Describe your average working day.
Each day is different but usually my average day is checking and replying to emails, working on papers and reports, and meeting with our partners. Occasionally, I would go to the field to monitor the progress of our projects, and meet the community people and children.
What are the most satisfying parts of your job?
The most satisfying part is when we see that children have access to clean water with the help of UNICEF built wells and sanitation facilities. Recently we also achieved a big goal, which was the approval of Norms and Requirements for WASH in Kindergartens, Schools and Dormitories. The document was adopted as a result of advocacy by UNICEF and our partners. This is a big step towards improving the WASH condition for Mongolian children.

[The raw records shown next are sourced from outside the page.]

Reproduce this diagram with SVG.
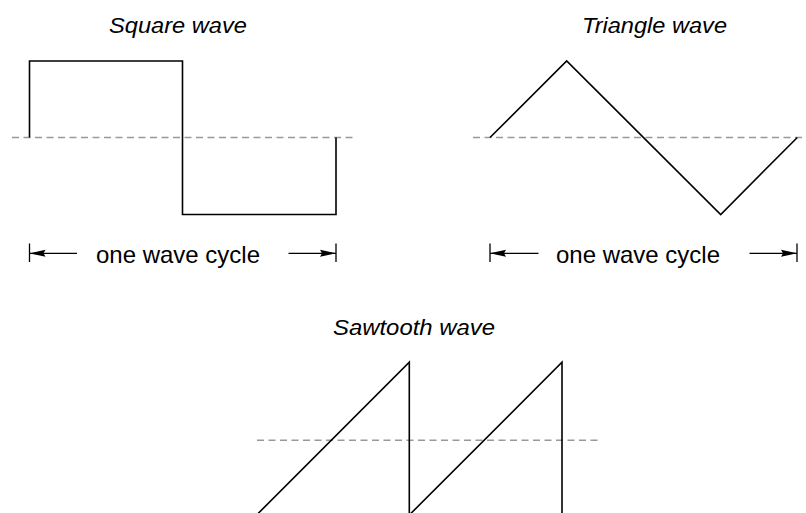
<svg xmlns="http://www.w3.org/2000/svg" width="806" height="513" viewBox="0 0 806 513">
<style>
.wave{fill:none;stroke:#000;stroke-width:1.6;stroke-linejoin:miter}
.axis{fill:none;stroke:#999;stroke-width:1.5;stroke-dasharray:7 4.5}
.dim{fill:none;stroke:#000;stroke-width:1.3}
.title{font-family:"Liberation Sans",Arial,sans-serif;font-style:italic;font-size:22px;fill:#000}
.lbl{font-family:"Liberation Sans",Arial,sans-serif;font-size:24px;fill:#000}
</style>
<defs>
<marker id="ah" viewBox="0 0 16 8" refX="16" refY="4" markerWidth="16" markerHeight="8" markerUnits="userSpaceOnUse" orient="auto">
<path d="M0,0.5 L16,4 L0,7.5 L2,4 Z" fill="#000"/>
</marker>
</defs>
<rect width="806" height="513" fill="#fff"/>
<g id="square">
<text class="title" x="109" y="33" textLength="138" lengthAdjust="spacingAndGlyphs">Square wave</text>
<line class="axis" x1="12" y1="137.5" x2="357" y2="137.5"/>
<path class="wave" d="M29.5,137.5 V61 H182.5 V214.5 H336 V137.5"/>
<g id="square-dim">
<line class="dim" x1="29.5" y1="243.5" x2="29.5" y2="262"/>
<line class="dim" x1="336" y1="243.5" x2="336" y2="262"/>
<line class="dim" x1="77" y1="253.3" x2="29.5" y2="253.3" marker-end="url(#ah)"/>
<line class="dim" x1="288.5" y1="253.3" x2="336" y2="253.3" marker-end="url(#ah)"/>
<text class="lbl" x="178" y="263.3" text-anchor="middle">one wave cycle</text>
</g>
</g>
<g id="triangle">
<text class="title" x="582" y="33" textLength="145" lengthAdjust="spacingAndGlyphs">Triangle wave</text>
<line class="axis" x1="473" y1="137.5" x2="806" y2="137.5"/>
<path class="wave" d="M490,137.5 L566.7,61 L720.7,214.5 L797.3,137.5"/>
<g id="triangle-dim">
<line class="dim" x1="490" y1="243.5" x2="490" y2="262"/>
<line class="dim" x1="797" y1="243.5" x2="797" y2="262"/>
<line class="dim" x1="538.5" y1="253.3" x2="490" y2="253.3" marker-end="url(#ah)"/>
<line class="dim" x1="749.5" y1="253.3" x2="797" y2="253.3" marker-end="url(#ah)"/>
<text class="lbl" x="638" y="263.3" text-anchor="middle">one wave cycle</text>
</g>
</g>
<g id="sawtooth">
<text class="title" x="333" y="335" textLength="162" lengthAdjust="spacingAndGlyphs">Sawtooth wave</text>
<line class="axis" x1="257" y1="440.3" x2="602" y2="440.3"/>
<path class="wave" d="M252,519.6 L409.3,362.3 V520 M406.5,517.8 L562,362.3 V520"/>
</g>
</svg>
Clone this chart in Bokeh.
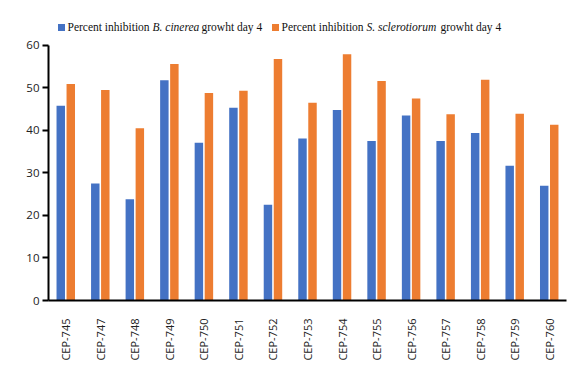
from bokeh.plotting import figure
from bokeh.models import ColumnDataSource, Range1d, FactorRange
from bokeh.transform import dodge
from bokeh.core.properties import value
from bokeh.embed import file_html
from bokeh.resources import INLINE
import math

categories = ["CEP-745", "CEP-747", "CEP-748", "CEP-749", "CEP-750", "CEP-751", "CEP-752", "CEP-753",
              "CEP-754", "CEP-755", "CEP-756", "CEP-757", "CEP-758", "CEP-759", "CEP-760"]
b_cinerea = [45.8, 27.5, 23.8, 51.8, 37.1, 45.3, 22.5, 38.1, 44.8, 37.5, 43.5, 37.5, 39.4, 31.7, 27.0]
s_sclerotiorum = [50.9, 49.5, 40.5, 55.6, 48.8, 49.3, 56.8, 46.5, 57.9, 51.6, 47.5, 43.8, 51.9, 43.9, 41.3]
y_ticks = [0, 10, 20, 30, 40, 50, 60]

BLUE = "#4472C4"
ORANGE = "#ED7D31"

src = ColumnDataSource(dict(cat=categories, b=b_cinerea, s=s_sclerotiorum))

p = figure(width=578, height=363, output_backend="svg", toolbar_location=None,
           x_range=FactorRange(*categories, range_padding=0),
           y_range=Range1d(0, 66.77),
           min_border_left=48, min_border_right=12, min_border_top=16, min_border_bottom=61)
p.outline_line_color = None
p.xgrid.grid_line_color = None
p.ygrid.grid_line_color = None
p.background_fill_color = "white"
p.border_fill_color = "white"

p.vbar(x=dodge("cat", -0.145, range=p.x_range), top="b", width=0.245, source=src,
       fill_color=BLUE, line_color=None)
p.vbar(x=dodge("cat", 0.145, range=p.x_range), top="s", width=0.245, source=src,
       fill_color=ORANGE, line_color=None)

# axes
p.yaxis.bounds = (0, 60)
p.yaxis.ticker = y_ticks
p.yaxis.axis_line_color = "black"
p.yaxis.axis_line_width = 2
p.yaxis.major_tick_line_color = "black"
p.yaxis.major_tick_line_width = 2
p.yaxis.major_tick_out = 6
p.yaxis.major_tick_in = 0
p.yaxis.minor_tick_line_color = None
p.yaxis.major_label_standoff = 3
p.yaxis.major_label_text_font = "Open Sans"
p.yaxis.major_label_text_font_size = "11.5px"
p.yaxis.major_label_text_color = "#222222"

p.xaxis.axis_line_color = "black"
p.xaxis.axis_line_width = 2
p.xaxis.major_tick_line_color = None
p.xaxis.minor_tick_line_color = None
p.xaxis.major_label_orientation = math.pi / 2
p.xaxis.major_label_standoff = 12
p.xaxis.major_label_text_font = "Open Sans"
p.xaxis.major_label_text_font_size = "11px"
p.xaxis.major_label_text_color = "#222222"

# legend (drawn manually to allow italic species names)
unit = 518 / 15.0
def px2x(px):
    return (px - 48) / unit
ly = 64.2
leg = ColumnDataSource(dict(x=[px2x(61), px2x(275)], y=[ly, ly], c=[BLUE, ORANGE]))
p.scatter(x="x", y="y", marker="square", size=7, fill_color="c", line_color=None, source=leg)

pieces = [
    ("Percent inhibition", 67, "normal"),
    ("B. cinerea", 152, "italic"),
    ("growht day 4", 201, "normal"),
    ("Percent inhibition", 281, "normal"),
    ("S. sclerotiorum", 366, "italic"),
    ("growht day 4", 440, "normal"),
]
for txt, px, style in pieces:
    p.text(x=[px2x(px)], y=[ly], text=[txt], text_font=value("Liberation Serif"),
           text_font_size="11.5px", text_font_style=style, text_color="#111111",
           text_align="left", text_baseline="middle")

open("out.html", "w").write(file_html(p, INLINE))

What’s the most challenging aspect of your job?
Mongolia is a quite cold and sparsely populated country. Building wells and sanitation facilities in extreme cold weather, in a remote rural areas can be challenging sometimes in terms of cost. But every child needs clean water and sanitation to realize their rights and reach their full potential, so we work very hard to find the best ways to ensure that.
©UNICEF Mongolia/2015/Batnasan Nyamsuren
Can you describe a moment you have seen the impact of your work directly on a child?
Last year, I was in Bayanzurkh village of Khuvsgul province. I saw two little girls, who were drinking water out of their bottles at their school. As part of our hygiene promotion and healthy children campaign, we have been advocating students to have possibilities to drink at least one liter water every day. I was very happy to see that drinking water has become a habit for the children thanks to school management efforts.
How do you spend your free time?
When I was a child, our village had a river nearby, so in the winter my friends and I would go there and skate and play hockey. So I grew up loving winter sports. Nowadays, I like spending my free time skiing.
What advice would you give others who are seeking a similar job as yours?
Consistency is the key. Working in water sector can be difficult sometimes with challenging conditions, but it will help you gain the experience needed to work in international organization. So my advice is "don’t give up!"